WHAT YOU WILL DO
Every line in the data below from the one containing "Convert this diagram to TikZ code." down to the one containing "(0,0) rectangle (1171,496);", both included, must be retyped exactly; no other line is to appear.

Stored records
[Start]
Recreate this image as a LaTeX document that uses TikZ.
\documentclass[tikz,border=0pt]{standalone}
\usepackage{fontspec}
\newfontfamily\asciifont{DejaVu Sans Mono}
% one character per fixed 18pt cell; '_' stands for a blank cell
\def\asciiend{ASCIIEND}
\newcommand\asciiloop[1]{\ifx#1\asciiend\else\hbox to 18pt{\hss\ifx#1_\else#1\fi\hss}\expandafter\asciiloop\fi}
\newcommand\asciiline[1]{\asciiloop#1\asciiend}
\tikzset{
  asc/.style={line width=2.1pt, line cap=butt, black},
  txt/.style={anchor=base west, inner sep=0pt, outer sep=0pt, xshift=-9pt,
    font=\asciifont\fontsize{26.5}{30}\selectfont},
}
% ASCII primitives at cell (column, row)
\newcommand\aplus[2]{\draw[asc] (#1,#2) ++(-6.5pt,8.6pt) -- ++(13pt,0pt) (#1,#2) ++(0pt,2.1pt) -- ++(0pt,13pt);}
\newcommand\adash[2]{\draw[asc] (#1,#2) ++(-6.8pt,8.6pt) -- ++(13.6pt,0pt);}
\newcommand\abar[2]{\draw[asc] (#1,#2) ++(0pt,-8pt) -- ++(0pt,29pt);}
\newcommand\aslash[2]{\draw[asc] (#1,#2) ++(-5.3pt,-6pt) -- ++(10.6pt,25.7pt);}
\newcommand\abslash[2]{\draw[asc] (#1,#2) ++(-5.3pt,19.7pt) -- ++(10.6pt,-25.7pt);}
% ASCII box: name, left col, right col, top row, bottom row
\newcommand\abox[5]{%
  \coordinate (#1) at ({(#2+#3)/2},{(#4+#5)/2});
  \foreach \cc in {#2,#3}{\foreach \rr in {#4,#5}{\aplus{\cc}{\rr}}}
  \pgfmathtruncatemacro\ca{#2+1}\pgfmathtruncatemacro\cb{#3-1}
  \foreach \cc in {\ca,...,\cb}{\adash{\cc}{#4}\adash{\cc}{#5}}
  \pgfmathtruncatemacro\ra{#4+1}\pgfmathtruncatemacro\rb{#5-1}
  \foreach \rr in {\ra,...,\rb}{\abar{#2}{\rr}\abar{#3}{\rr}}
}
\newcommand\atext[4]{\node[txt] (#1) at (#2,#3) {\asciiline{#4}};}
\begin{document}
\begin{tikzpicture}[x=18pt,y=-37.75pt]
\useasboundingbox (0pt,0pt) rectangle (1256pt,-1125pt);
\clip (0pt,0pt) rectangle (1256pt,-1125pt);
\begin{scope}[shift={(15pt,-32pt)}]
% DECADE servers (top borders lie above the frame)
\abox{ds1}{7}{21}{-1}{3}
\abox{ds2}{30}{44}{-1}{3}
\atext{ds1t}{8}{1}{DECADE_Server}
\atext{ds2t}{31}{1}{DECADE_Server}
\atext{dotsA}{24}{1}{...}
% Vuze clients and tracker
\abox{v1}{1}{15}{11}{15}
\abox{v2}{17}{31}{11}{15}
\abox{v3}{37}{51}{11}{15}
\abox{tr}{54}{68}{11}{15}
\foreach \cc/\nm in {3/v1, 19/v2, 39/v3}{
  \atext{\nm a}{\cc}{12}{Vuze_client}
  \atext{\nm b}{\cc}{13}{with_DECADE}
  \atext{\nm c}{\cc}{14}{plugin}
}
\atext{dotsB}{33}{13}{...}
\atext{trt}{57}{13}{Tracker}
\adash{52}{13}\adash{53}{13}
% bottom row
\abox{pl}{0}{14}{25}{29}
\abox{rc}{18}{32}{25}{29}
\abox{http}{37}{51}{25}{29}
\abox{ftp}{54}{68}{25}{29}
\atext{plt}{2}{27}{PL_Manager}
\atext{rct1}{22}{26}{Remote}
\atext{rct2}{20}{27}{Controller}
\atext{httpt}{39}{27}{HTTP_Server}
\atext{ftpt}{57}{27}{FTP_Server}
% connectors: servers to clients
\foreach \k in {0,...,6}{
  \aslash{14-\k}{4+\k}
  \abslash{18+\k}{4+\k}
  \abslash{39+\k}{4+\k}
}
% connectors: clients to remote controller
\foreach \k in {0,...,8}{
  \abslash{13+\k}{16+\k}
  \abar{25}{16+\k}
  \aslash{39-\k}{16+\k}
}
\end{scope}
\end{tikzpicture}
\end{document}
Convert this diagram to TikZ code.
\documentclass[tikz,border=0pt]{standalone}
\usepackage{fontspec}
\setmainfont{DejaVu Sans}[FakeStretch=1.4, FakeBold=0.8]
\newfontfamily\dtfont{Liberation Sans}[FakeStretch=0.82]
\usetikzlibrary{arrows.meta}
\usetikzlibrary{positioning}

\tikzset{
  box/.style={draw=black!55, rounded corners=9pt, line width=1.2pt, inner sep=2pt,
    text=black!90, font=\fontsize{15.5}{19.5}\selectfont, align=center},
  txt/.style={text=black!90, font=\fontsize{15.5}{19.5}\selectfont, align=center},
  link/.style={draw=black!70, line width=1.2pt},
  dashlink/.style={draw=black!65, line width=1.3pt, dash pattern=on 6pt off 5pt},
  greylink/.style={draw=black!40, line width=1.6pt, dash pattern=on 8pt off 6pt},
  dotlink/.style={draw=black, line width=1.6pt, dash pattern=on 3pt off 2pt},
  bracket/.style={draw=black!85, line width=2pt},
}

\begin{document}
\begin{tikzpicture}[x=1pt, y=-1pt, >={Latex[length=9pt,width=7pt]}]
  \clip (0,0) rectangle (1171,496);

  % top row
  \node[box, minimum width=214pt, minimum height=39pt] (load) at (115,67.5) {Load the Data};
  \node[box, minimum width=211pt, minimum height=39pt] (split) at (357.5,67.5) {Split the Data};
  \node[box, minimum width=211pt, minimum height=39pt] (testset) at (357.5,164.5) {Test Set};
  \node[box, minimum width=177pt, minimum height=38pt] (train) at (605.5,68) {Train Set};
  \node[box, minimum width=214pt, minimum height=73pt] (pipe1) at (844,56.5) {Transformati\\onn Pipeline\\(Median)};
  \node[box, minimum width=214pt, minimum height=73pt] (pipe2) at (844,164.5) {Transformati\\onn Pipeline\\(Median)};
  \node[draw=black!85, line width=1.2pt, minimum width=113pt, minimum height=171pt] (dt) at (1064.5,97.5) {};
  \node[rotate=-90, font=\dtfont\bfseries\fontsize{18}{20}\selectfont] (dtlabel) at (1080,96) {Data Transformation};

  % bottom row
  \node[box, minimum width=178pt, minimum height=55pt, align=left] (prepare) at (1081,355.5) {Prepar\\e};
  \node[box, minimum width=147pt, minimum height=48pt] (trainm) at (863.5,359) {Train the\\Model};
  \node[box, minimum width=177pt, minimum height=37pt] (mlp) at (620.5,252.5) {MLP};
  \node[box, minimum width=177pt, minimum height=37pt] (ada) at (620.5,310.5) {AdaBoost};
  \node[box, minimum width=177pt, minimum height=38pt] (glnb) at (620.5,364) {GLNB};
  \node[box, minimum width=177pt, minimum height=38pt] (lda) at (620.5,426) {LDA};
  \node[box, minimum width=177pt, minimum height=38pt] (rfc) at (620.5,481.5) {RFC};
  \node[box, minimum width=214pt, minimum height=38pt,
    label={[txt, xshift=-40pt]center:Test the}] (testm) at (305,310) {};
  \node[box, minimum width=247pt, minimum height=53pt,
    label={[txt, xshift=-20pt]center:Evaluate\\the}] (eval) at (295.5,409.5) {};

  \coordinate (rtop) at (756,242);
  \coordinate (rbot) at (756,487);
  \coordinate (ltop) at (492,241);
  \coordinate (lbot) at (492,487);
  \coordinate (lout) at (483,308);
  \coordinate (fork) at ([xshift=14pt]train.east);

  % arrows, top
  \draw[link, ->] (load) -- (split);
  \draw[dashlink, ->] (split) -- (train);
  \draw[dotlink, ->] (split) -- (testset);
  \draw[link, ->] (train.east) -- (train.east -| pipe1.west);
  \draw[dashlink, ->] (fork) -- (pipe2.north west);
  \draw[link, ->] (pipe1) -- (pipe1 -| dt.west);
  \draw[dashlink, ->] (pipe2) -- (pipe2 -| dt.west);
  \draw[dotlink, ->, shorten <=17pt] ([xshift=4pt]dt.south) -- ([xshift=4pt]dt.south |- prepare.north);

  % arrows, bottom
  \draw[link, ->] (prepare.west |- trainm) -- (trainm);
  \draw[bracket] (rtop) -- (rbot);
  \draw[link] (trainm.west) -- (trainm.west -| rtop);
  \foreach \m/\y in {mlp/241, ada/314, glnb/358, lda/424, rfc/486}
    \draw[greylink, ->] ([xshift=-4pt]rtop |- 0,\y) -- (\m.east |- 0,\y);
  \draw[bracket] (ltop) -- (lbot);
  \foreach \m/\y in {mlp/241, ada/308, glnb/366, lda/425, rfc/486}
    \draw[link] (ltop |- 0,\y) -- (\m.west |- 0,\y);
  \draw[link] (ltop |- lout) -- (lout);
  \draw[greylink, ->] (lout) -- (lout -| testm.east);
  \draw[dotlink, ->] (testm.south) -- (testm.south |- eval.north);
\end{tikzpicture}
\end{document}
[End]
OUTPUT FOR THIS TASK
Convert this diagram to TikZ code.
\documentclass[tikz,border=0pt]{standalone}
\usepackage{fontspec}
\setmainfont{DejaVu Sans}[FakeStretch=1.4, FakeBold=0.8]
\newfontfamily\dtfont{Liberation Sans}[FakeStretch=0.82]
\usetikzlibrary{arrows.meta}
\usetikzlibrary{positioning}

\tikzset{
  box/.style={draw=black!55, rounded corners=9pt, line width=1.2pt, inner sep=2pt,
    text=black!90, font=\fontsize{15.5}{19.5}\selectfont, align=center},
  txt/.style={text=black!90, font=\fontsize{15.5}{19.5}\selectfont, align=center},
  link/.style={draw=black!70, line width=1.2pt},
  dashlink/.style={draw=black!65, line width=1.3pt, dash pattern=on 6pt off 5pt},
  greylink/.style={draw=black!40, line width=1.6pt, dash pattern=on 8pt off 6pt},
  dotlink/.style={draw=black, line width=1.6pt, dash pattern=on 3pt off 2pt},
  bracket/.style={draw=black!85, line width=2pt},
}

\begin{document}
\begin{tikzpicture}[x=1pt, y=-1pt, >={Latex[length=9pt,width=7pt]}]
  \clip (0,0) rectangle (1171,496);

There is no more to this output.